Economic Espionage in the News
Chinese National Sentenced for Economic Espionage and Theft of a Trade Secret from a U.S. Company
In January 2018, a Xu Jiaqiang, a Chinese national who was living in the United States was sentenced to 5 years in prison for charges of economic espionage and theft of a trade secret. Xu worked for 4 years for the victim company as a developer. As a developer, Xu had access to proprietary software and proprietary source code.
The company had taken significant precautions to protect the source code including storing it behind a firewall that was only accessible by a few employees. At the beginning and end of employment at the victim company employees were made to agree in writing to keep the proprietary information confidential. In 2014, after Xu resigned from the victim company, he began communications with an undercover FBI agent who was posing as a financial investor.
During his communications with the undercover agent, Xu stated that he could give the agent the proprietary code and later uploaded a version of the proprietary software to a network set up by the FBI. In further communications, Xu bragged about other clients with whom he had shared the proprietary software and source code. These other clients included the National Health and Family Planning Commission of the People’s Republic of China. Xu pleaded guilty to all crimes against him.
Inside Sentenced for Economic Espionage – California Engineer Sold Satellite Secrets to “Foreign Agent”
In July 2016, Gregory Allen Justice, an engineer for a cleared government contractor, was arrested for selling sensitive information to someone whom he had believed to be a Russian agent. Justice had, on six different occasions, met with an undercover FBI agent posing as a Russian agent. On each occasion, Justice had given the FBI agent a thumb drive of files he had downloaded from his employer’s computer network.
In all Justice received $3,500 in cash in return for the thumb drives. Justice, during the conversations, even suggested that some of the documents could be used to intercept, or substitute sensitive communications. He was also completely aware that the information he was providing would be going to Moscow.
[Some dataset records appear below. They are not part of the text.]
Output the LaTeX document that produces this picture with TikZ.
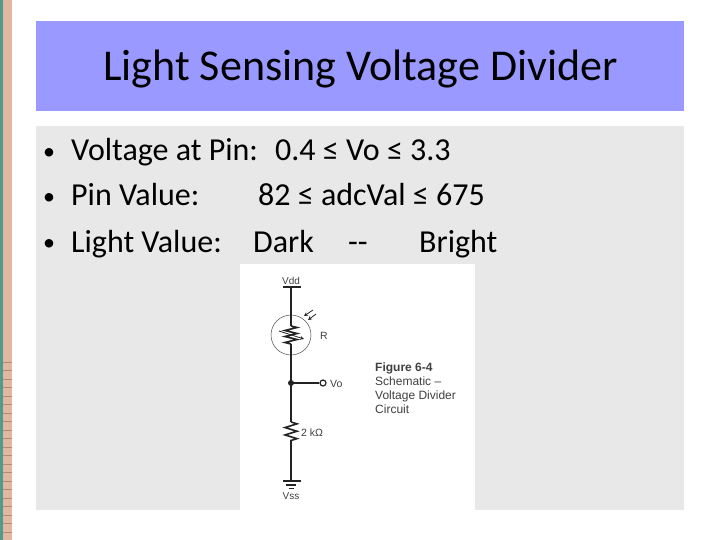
\documentclass[tikz,border=0pt]{standalone}
\usepackage{fontspec}
\setmainfont{Carlito}
\newfontfamily\figfont{Liberation Sans}
\usetikzlibrary{decorations.pathmorphing,arrows.meta}
\definecolor{cus-blue}{RGB}{153,153,255}
\definecolor{cus-grey}{RGB}{232,232,232}
\definecolor{cus-salmon}{RGB}{226,183,160}
\definecolor{cus-teal}{RGB}{80,155,140}
\definecolor{cus-tick}{RGB}{180,135,118}
\definecolor{cus-wire}{RGB}{35,35,35}
\tikzset{
	bodytext/.style={anchor=base west,inner sep=0pt,font=\fontsize{32}{32}\selectfont},
	bullettext/.style={anchor=base,inner sep=0pt,font=\fontsize{24}{24}\selectfont},
	figtext/.style={anchor=base west,inner sep=0pt,text=black!75,font=\figfont\fontsize{12}{12}\selectfont},
	pinlabel/.style={anchor=base west,inner sep=0pt,text=black!75,font=\figfont\fontsize{10.5}{10.5}\selectfont},
	railtext/.style={inner sep=0pt,text=black!75,font=\figfont\fontsize{10}{10}\selectfont},
	wire/.style={draw=cus-wire,line width=1.6pt},
	thinwire/.style={draw=cus-wire,line width=.8pt},
	zigzag1/.style={draw=cus-wire,line width=1.6pt,decorate,decoration={zigzag,amplitude=6pt,segment length=6pt}},
	zigzag2/.style={draw=cus-wire,line width=1.6pt,decorate,decoration={zigzag,amplitude=6pt,segment length=7.4pt}},
}
\begin{document}
\begin{tikzpicture}[x=1pt,y=-1pt]
\useasboundingbox (0,0) rectangle (720,540);
% left stripe
\fill [cus-salmon] (2,0) rectangle (12,540);
\fill [cus-teal] (0,0) rectangle (2.5,540);
\foreach \y in {362,370.5,...,538}{
	\draw [cus-tick,line width=.8pt] (2.5,\y) -- (12,\y);
}
% panels
\fill [cus-blue] (36,21) rectangle (684,111);
\fill [cus-grey] (36,126) rectangle (684,510);
\fill [white] (240,264) rectangle (475,510);
\node (title) at (360.5,69) [inner sep=0pt,font=\fontsize{44}{44}\selectfont] {Light Sensing Voltage Divider};
% bullets
\foreach \y/\name in {160/a,205/b,251/c}{
	\node (bullet\name) at (49,\y) [bullettext] {•};
}
\node (voltage) at (71,161) [bodytext] {Voltage at Pin:};
\node (voltrange) at (275,161) [bodytext] {0.4 ≤ Vo ≤ 3.3};
\node (pinval) at (71,206) [bodytext] {Pin Value:};
\node (pinrange) at (258,206) [bodytext] {82 ≤ adcVal ≤ 675};
\node (lightval) at (71,252) [bodytext] {Light Value:};
\node (dark) at (253,252) [bodytext] {Dark};
\node (dash) at (348,252) [bodytext] {-{}-};
\node (bright) at (419,252) [bodytext] {Bright};
% schematic
\coordinate (vddbar) at (291,287);
\coordinate (rtop) at (291,326);
\coordinate (rbot) at (291,344);
\coordinate (junction) at (291,383);
\coordinate (ktop) at (291,422);
\coordinate (kbot) at (291,444);
\coordinate (gnd) at (291,481);
\node (sensor) at (291,335) [circle,draw=black!70,line width=.5pt,minimum size=40pt,inner sep=0pt] {};
\node (vopin) at (323,383) [circle,draw=cus-wire,line width=1.2pt,fill=white,minimum size=6pt,inner sep=0pt] {};
\draw [wire] (283,287) -- (301,287);
\draw [wire] (vddbar) -- (rtop);
\draw [zigzag1] (rtop) -- (rbot);
\draw [wire] (rbot) -- (junction) -- (ktop);
\draw [zigzag2] (ktop) -- (kbot);
\draw [wire] (kbot) -- (gnd);
\draw [wire] (junction) -- (vopin);
\fill [cus-wire] (junction) circle (3pt);
\draw [wire] (283,481) -- (301,481);
\draw [wire] (286,485) -- (296,485);
\draw [wire] (288.5,488.5) -- (293.5,488.5);
% light arrows
\draw [thinwire,-{Stealth[length=4pt,width=4pt]}] (313,310) -- (304,316);
\draw [thinwire,-{Stealth[length=4pt,width=4pt]}] (316,314) -- (308,320);
\draw [thinwire,-{Stealth[length=4pt,width=4pt]}] (279,331) -- (304,339);
\node (vdd) at (291,281) [railtext] {Vdd};
\node (vss) at (291,496) [railtext] {Vss};
\node (rlabel) at (320,339) [pinlabel] {R};
\node (volabel) at (330,387) [pinlabel] {Vo};
\node (klabel) at (301,436) [pinlabel] {2 kΩ};
\node (fighead) at (375,371) [figtext,font=\figfont\bfseries\fontsize{12}{12}\selectfont] {Figure 6-4};
\node (figa) at (375,385) [figtext] {Schematic –};
\node (figb) at (375,399) [figtext] {Voltage Divider};
\node (figc) at (375,413) [figtext] {Circuit};
\end{tikzpicture}
\end{document}
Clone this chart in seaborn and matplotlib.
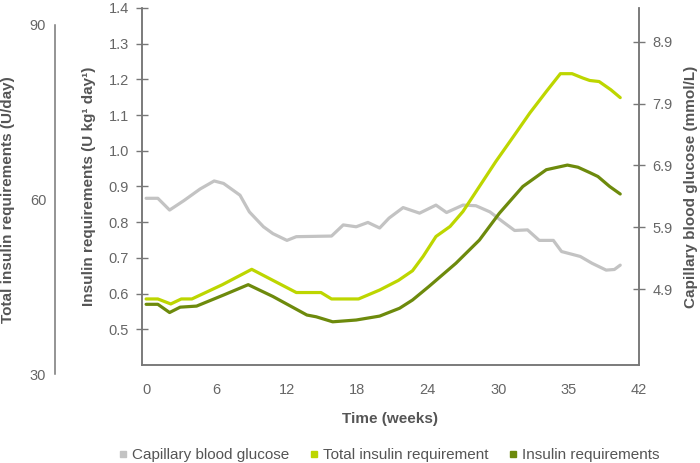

Along with the FBI, the Air Force Office of Special Investigations and the United States Attorney’s office participated in the investigation. Justice pled guilty to all of the charges against him, including attempting to commit economic espionage.
Frequently Asked Questions
“How can the government show that I had the intent to provide the trade secrets to a foreign entity?”
The intent is, generally, one of the most challenging elements to prove any crime and economic espionage is no different. There are several ways the prosecution may be able to prove that you had the intent to provide the trade secrets in question to a foreign entity.
The prosecution may have access to communications with the person you were supposed to provide the information to, who could have come forward on their own or may have been an undercover federal agent.
The prosecution may be able to prove intent based on the nature of the trade secrets stolen – if it is the type of information that would be highly beneficial to a foreign entity and would garner a lot of interest and, thus, a lot of money.
“Does the government’s use of an undercover agent violate any of my constitutional rights?”
Simply put, no. Any law enforcement agency may use an undercover agent in order to gather evidence of a crime during an investigation.
What an undercover agent may not do is entice you to commit a crime that you are not already predisposed to do. This is considered entrapment.
Entrapment is, essentially, the planning of a criminal offense by a law enforcement officer and his or her “procurement of its commission by one who would not have perpetrated it except for the trickery, persuasion or fraud of the officer.”There is no constitutional prohibition against entrapment, though.